DIRECTIONS FOR THIS TASK:
Leaving out every picture, copy the lines of the data exactly, from the first through the line containing "import plotly.graph_objects as go".

>> Start DATA SECTION

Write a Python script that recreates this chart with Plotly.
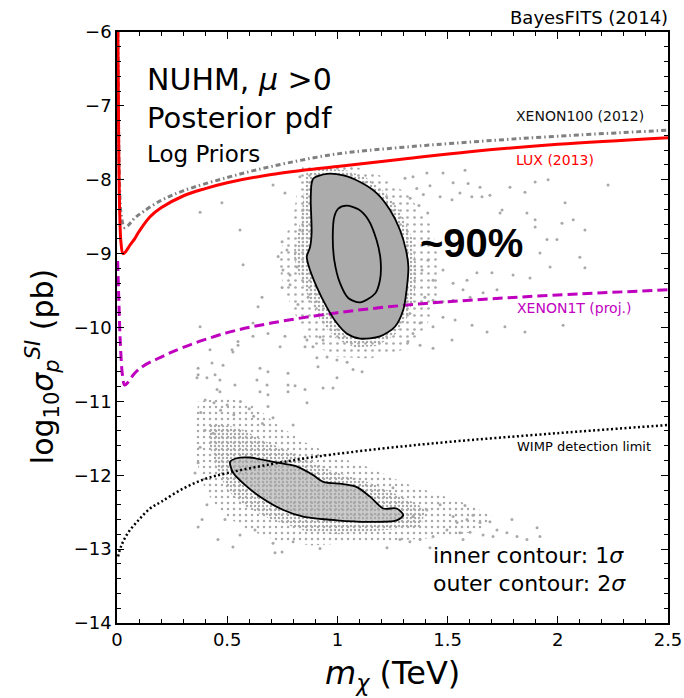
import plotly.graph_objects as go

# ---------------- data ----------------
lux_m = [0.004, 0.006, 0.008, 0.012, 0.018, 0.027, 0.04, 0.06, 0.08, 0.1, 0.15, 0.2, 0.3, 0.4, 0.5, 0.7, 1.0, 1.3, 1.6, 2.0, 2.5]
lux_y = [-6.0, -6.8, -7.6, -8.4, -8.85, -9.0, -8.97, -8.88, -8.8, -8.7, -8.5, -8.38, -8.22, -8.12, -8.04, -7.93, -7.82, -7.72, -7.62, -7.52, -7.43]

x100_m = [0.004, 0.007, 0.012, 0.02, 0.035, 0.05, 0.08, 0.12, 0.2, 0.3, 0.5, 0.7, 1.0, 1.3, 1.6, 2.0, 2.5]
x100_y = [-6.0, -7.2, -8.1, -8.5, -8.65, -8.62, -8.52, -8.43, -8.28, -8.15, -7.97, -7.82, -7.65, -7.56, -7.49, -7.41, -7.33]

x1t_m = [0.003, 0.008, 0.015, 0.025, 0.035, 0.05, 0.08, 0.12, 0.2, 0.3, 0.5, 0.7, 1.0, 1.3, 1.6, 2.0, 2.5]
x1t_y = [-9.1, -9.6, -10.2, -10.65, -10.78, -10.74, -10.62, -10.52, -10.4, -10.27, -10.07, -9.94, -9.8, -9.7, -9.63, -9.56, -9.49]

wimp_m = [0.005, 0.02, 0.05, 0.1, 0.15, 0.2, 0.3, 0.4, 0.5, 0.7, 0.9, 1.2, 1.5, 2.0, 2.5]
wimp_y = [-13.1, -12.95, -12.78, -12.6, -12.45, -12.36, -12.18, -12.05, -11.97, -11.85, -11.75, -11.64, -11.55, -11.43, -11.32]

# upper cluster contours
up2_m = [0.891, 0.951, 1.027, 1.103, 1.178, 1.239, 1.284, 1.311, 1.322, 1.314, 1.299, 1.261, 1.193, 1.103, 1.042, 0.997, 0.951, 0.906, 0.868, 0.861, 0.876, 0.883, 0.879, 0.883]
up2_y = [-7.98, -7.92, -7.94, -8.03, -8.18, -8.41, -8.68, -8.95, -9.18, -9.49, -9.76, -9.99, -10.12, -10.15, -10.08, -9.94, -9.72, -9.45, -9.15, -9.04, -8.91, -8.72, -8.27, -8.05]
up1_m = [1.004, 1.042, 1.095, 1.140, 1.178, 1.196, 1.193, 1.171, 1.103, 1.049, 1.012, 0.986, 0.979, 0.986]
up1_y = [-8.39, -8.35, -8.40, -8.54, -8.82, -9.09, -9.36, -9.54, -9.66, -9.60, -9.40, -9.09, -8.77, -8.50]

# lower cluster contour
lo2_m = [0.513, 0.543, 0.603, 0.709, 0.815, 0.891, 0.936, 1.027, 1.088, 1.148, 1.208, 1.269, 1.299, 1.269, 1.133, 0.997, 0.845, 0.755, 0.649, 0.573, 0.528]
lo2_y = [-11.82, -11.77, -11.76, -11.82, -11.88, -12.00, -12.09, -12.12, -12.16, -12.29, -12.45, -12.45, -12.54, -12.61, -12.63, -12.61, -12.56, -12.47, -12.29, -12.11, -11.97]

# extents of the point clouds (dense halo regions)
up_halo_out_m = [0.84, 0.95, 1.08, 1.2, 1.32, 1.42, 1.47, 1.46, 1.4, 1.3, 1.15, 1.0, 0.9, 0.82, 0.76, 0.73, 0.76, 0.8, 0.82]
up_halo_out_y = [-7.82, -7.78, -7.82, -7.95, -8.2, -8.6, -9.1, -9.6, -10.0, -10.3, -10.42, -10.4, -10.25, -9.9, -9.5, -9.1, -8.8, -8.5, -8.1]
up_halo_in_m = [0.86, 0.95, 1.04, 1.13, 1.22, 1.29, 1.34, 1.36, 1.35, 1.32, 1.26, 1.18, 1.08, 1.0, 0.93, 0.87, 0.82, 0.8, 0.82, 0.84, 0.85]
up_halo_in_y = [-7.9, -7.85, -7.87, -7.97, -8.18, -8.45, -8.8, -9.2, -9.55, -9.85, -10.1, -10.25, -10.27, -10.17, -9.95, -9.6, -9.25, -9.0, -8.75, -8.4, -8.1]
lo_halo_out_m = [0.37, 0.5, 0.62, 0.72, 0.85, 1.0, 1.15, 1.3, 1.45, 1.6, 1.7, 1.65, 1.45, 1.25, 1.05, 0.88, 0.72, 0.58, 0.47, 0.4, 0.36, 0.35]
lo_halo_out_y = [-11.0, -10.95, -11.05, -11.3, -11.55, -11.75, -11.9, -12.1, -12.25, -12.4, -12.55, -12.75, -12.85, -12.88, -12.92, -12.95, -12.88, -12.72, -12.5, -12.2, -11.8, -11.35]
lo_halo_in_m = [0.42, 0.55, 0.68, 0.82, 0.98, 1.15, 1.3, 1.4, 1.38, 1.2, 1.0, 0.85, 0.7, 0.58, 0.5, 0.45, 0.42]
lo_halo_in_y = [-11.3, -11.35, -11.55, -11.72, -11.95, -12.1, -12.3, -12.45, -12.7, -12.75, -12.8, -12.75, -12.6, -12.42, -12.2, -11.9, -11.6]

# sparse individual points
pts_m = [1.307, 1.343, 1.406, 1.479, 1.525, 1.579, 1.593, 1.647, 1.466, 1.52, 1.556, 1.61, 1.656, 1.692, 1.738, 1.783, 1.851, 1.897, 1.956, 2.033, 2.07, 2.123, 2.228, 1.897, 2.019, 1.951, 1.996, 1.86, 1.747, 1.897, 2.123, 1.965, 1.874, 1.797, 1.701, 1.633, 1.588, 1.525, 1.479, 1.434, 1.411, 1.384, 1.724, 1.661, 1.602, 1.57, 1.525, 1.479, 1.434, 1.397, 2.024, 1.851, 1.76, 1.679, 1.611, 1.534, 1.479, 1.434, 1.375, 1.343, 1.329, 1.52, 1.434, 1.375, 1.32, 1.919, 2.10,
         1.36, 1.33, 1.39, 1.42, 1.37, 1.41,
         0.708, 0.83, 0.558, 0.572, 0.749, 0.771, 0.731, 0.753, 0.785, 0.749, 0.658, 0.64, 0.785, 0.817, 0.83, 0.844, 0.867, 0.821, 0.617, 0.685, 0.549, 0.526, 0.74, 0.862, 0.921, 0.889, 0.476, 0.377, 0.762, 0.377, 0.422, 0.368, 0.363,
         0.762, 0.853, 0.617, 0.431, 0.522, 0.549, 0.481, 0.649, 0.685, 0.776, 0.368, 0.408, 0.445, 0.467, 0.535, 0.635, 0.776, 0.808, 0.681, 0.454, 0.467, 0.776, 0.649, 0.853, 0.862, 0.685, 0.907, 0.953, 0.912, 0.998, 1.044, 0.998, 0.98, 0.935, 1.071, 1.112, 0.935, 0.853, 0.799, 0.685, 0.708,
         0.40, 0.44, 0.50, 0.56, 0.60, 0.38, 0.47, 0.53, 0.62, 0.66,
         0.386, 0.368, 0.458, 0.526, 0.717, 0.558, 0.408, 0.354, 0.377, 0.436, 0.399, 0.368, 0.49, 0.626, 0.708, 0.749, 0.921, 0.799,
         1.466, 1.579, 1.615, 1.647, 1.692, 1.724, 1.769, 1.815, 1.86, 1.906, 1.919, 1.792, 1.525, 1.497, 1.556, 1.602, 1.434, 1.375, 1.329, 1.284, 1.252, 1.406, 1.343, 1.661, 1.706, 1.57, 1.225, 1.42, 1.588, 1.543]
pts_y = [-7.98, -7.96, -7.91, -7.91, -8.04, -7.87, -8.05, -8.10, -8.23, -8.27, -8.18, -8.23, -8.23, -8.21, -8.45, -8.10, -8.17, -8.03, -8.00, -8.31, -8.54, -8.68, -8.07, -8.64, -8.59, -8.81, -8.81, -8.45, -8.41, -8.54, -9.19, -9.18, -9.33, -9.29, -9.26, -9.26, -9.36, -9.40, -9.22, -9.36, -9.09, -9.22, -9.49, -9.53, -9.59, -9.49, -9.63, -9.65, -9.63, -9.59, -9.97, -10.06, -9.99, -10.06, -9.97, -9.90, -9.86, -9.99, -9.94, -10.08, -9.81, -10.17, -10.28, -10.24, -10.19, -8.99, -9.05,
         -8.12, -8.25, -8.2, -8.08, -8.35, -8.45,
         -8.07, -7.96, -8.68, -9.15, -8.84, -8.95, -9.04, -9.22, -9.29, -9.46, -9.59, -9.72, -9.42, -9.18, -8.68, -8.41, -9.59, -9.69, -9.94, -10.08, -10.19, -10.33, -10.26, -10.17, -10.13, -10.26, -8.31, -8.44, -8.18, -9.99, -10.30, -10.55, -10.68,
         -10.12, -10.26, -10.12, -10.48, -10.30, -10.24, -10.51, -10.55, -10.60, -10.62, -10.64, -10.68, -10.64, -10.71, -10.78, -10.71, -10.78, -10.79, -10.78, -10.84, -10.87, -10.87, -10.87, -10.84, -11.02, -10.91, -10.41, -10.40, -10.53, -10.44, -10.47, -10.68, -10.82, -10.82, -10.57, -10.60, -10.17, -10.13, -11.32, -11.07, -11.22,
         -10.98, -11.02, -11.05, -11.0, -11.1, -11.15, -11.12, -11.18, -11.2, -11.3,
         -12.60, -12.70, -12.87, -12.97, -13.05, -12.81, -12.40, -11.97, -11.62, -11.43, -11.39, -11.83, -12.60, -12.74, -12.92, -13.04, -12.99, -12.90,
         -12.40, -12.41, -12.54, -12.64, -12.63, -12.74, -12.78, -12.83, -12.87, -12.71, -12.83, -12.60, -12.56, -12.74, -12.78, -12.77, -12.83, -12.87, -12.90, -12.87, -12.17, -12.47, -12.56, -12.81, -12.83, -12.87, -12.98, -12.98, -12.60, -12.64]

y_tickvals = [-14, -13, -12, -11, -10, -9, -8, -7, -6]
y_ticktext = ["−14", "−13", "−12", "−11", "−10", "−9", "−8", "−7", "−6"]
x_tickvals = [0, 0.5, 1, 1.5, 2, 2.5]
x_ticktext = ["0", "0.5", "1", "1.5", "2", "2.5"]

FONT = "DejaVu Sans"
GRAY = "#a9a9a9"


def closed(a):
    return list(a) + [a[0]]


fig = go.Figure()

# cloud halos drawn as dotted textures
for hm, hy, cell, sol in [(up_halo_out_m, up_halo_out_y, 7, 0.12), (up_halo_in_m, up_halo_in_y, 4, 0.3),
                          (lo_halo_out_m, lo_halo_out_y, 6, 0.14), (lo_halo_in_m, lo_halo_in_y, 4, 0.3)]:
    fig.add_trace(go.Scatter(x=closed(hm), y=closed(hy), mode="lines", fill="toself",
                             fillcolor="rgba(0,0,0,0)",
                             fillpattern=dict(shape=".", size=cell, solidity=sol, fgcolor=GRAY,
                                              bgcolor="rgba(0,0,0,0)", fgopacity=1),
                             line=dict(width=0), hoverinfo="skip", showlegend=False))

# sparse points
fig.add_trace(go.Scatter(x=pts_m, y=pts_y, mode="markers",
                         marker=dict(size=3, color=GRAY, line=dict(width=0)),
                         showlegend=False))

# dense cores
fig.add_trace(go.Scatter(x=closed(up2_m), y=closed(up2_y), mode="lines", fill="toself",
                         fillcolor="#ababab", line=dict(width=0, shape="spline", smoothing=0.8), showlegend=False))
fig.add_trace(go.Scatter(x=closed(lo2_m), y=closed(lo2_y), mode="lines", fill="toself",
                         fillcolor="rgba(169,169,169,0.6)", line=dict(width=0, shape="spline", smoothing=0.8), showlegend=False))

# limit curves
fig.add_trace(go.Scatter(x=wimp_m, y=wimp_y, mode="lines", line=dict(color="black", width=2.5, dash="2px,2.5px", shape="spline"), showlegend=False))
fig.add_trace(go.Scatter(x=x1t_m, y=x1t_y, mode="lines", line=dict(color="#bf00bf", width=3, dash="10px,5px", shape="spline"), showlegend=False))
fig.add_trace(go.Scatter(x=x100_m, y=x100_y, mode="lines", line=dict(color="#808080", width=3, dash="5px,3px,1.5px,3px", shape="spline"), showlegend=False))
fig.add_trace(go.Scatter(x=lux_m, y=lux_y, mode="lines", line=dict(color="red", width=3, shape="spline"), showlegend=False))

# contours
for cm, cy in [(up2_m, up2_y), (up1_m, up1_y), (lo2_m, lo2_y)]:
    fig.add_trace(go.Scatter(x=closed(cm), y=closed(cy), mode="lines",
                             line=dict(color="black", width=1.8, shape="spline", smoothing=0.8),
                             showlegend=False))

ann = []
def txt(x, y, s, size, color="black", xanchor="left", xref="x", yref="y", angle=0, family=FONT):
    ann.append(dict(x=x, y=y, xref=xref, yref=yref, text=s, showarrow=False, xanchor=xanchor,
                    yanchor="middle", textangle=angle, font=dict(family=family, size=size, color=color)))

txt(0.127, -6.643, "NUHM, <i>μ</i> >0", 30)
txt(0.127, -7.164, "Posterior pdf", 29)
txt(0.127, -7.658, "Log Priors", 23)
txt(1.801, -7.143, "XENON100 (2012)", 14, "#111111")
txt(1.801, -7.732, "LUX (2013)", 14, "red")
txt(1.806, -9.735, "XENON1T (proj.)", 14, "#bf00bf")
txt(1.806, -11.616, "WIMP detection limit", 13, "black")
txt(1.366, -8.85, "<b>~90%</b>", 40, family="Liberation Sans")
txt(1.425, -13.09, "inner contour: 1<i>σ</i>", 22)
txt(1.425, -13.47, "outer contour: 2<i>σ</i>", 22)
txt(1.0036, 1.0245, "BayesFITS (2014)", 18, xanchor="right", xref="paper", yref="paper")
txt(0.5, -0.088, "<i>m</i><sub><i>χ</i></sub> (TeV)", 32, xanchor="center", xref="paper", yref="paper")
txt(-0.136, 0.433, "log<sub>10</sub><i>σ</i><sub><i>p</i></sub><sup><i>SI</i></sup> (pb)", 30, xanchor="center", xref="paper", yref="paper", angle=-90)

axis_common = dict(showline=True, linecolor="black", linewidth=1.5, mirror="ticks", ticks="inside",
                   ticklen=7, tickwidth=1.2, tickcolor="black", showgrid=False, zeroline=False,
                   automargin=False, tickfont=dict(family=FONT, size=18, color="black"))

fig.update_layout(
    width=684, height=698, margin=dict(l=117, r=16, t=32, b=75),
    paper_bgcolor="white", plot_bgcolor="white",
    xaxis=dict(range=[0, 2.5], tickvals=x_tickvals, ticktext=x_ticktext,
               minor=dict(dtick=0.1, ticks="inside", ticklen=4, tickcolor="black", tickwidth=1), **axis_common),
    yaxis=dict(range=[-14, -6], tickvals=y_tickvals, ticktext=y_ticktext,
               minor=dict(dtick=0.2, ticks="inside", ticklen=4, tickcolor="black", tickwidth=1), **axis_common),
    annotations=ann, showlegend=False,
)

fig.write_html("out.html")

>> End DATA SECTION

FULL OUTPUT:
Write a Python script that recreates this chart with Plotly.
import plotly.graph_objects as go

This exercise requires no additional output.